___ Stored data ___

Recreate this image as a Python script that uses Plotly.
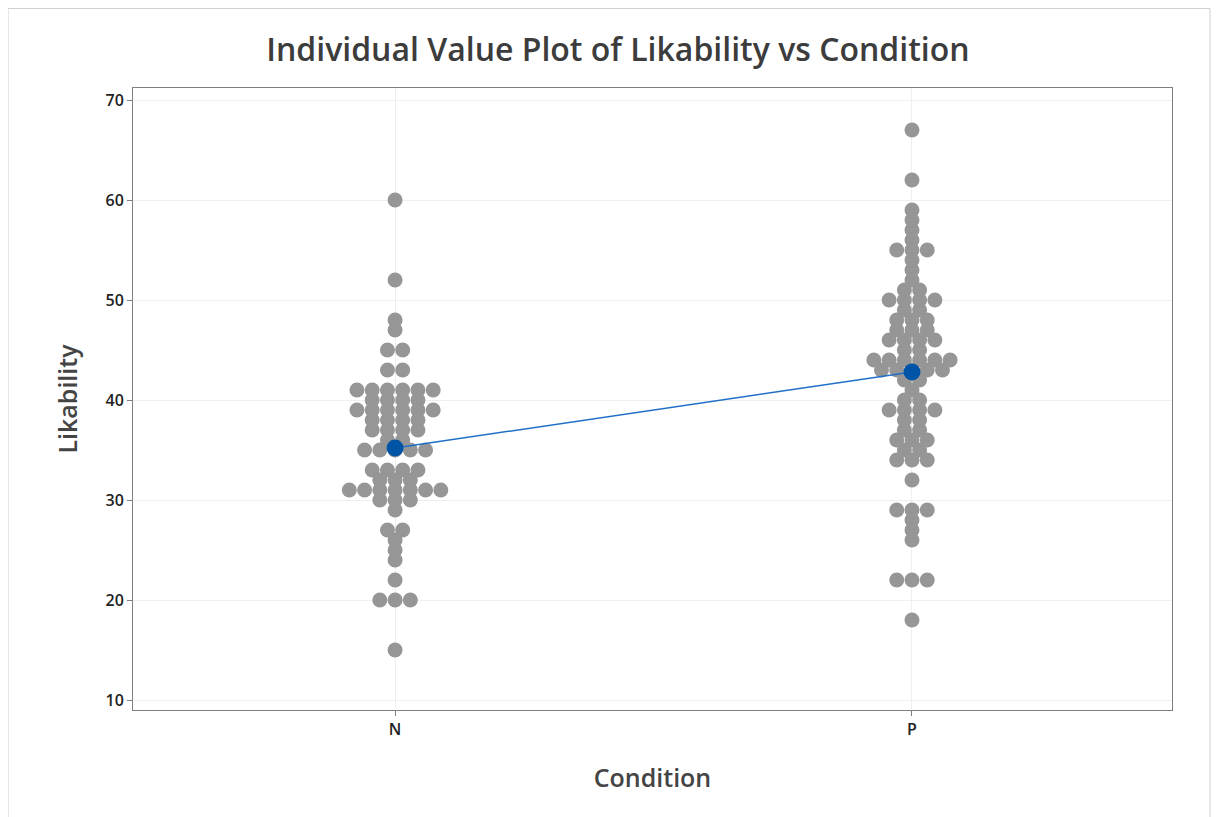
import plotly.graph_objects as go

categories = ["N", "P"]

n_values = [60, 52, 48, 47, 45, 43, 41, 40, 39, 38, 37, 36, 35, 33, 32, 31, 30, 29, 27, 26, 25, 24, 22, 20, 15]
n_counts = [1, 1, 1, 1, 2, 2, 6, 4, 6, 4, 4, 2, 5, 4, 3, 7, 3, 1, 2, 1, 1, 1, 1, 3, 1]

p_values = [67, 62, 59, 58, 57, 56, 55, 54, 53, 52, 51, 50, 49, 48, 47, 46, 45, 44, 43, 42, 41, 40,
            39, 38, 37, 36, 35, 34, 32, 29, 28, 27, 26, 22, 18]
p_counts = [1, 1, 1, 1, 1, 1, 3, 1, 1, 1, 2, 4, 2, 3, 3, 4, 2, 6, 5, 2, 1, 2,
            4, 2, 2, 3, 2, 3, 1, 3, 1, 1, 1, 3, 1]

means = [35.2, 42.8]

y_ticks = [10, 20, 30, 40, 50, 60, 70]

spacing = 0.0295


def stack(pos, values, counts):
    xs, ys = [], []
    for v, c in zip(values, counts):
        for i in range(c):
            xs.append(pos + (i - (c - 1) / 2) * spacing)
            ys.append(v)
    return xs, ys


W, H = 1203, 812
L, T = 125, 80
PW, PH = 1039, 622

fig = go.Figure()
for pos, vals, cnts in [(0, n_values, n_counts), (1, p_values, p_counts)]:
    xs, ys = stack(pos, vals, cnts)
    fig.add_trace(go.Scatter(
        x=xs, y=ys, mode="markers",
        marker=dict(color="#969696", size=15, line=dict(width=0)),
        showlegend=False, hoverinfo="y"))

fig.add_trace(go.Scatter(
    x=[0, 1], y=means, mode="lines+markers",
    line=dict(color="#1f6fc6", width=1.5),
    marker=dict(color="#0054a6", size=17),
    showlegend=False))

fig.update_layout(
    width=W, height=H,
    margin=dict(l=L, r=W - L - PW, t=T, b=H - T - PH),
    paper_bgcolor="white", plot_bgcolor="white",
    font=dict(family="Open Sans, Noto Sans, sans-serif", color="#333333"),
    title=dict(text="Individual Value Plot of Likability vs Condition",
               x=0.507, xanchor="center", y=1 - 42 / H, yanchor="middle",
               font=dict(size=32, color="#3c3c3c", weight=600,
                         family="Open Sans, Noto Sans, sans-serif")),
    xaxis=dict(
        range=[-0.507, 1.503],
        tickmode="array", tickvals=[0, 1], ticktext=categories,
        showgrid=True, gridcolor="#efefef", gridwidth=1,
        zeroline=False,
        showline=True, linecolor="#7f7f7f", linewidth=1, mirror=True,
        ticks="outside", ticklen=5, tickcolor="#7f7f7f",
        tickfont=dict(size=16, color="#222222", weight=600),
        title=dict(text="Condition", font=dict(size=25, color="#444444", weight=600), standoff=30),
    ),
    yaxis=dict(
        range=[9.0, 71.2],
        tickmode="array", tickvals=y_ticks,
        showgrid=True, gridcolor="#efefef", gridwidth=1,
        zeroline=False,
        showline=True, linecolor="#7f7f7f", linewidth=1, mirror=True,
        ticks="outside", ticklen=5, tickcolor="#7f7f7f",
        tickfont=dict(size=16, color="#222222", weight=600),
        title=dict(text="Likability", font=dict(size=25, color="#444444", weight=600), standoff=20),
    ),
    shapes=[dict(type="rect", xref="paper", yref="paper",
                 x0=-L / PW, x1=(W - L - 1) / PW, y0=-(H - T - PH) / PH, y1=1 + (T - 0.5) / PH,
                 line=dict(color="#d0d0d0", width=1), fillcolor="rgba(0,0,0,0)", layer="below")],
)

fig.write_html("out.html")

___

Restate exactly, please, only the lines between the start of the data and the line containing "PW, PH = 1039, 622", both ends included, skipping the pictures.

- Reply to the task
Recreate this image as a Python script that uses Plotly.
import plotly.graph_objects as go

categories = ["N", "P"]

n_values = [60, 52, 48, 47, 45, 43, 41, 40, 39, 38, 37, 36, 35, 33, 32, 31, 30, 29, 27, 26, 25, 24, 22, 20, 15]
n_counts = [1, 1, 1, 1, 2, 2, 6, 4, 6, 4, 4, 2, 5, 4, 3, 7, 3, 1, 2, 1, 1, 1, 1, 3, 1]

p_values = [67, 62, 59, 58, 57, 56, 55, 54, 53, 52, 51, 50, 49, 48, 47, 46, 45, 44, 43, 42, 41, 40,
            39, 38, 37, 36, 35, 34, 32, 29, 28, 27, 26, 22, 18]
p_counts = [1, 1, 1, 1, 1, 1, 3, 1, 1, 1, 2, 4, 2, 3, 3, 4, 2, 6, 5, 2, 1, 2,
            4, 2, 2, 3, 2, 3, 1, 3, 1, 1, 1, 3, 1]

means = [35.2, 42.8]

y_ticks = [10, 20, 30, 40, 50, 60, 70]

spacing = 0.0295


def stack(pos, values, counts):
    xs, ys = [], []
    for v, c in zip(values, counts):
        for i in range(c):
            xs.append(pos + (i - (c - 1) / 2) * spacing)
            ys.append(v)
    return xs, ys


W, H = 1203, 812
L, T = 125, 80
PW, PH = 1039, 622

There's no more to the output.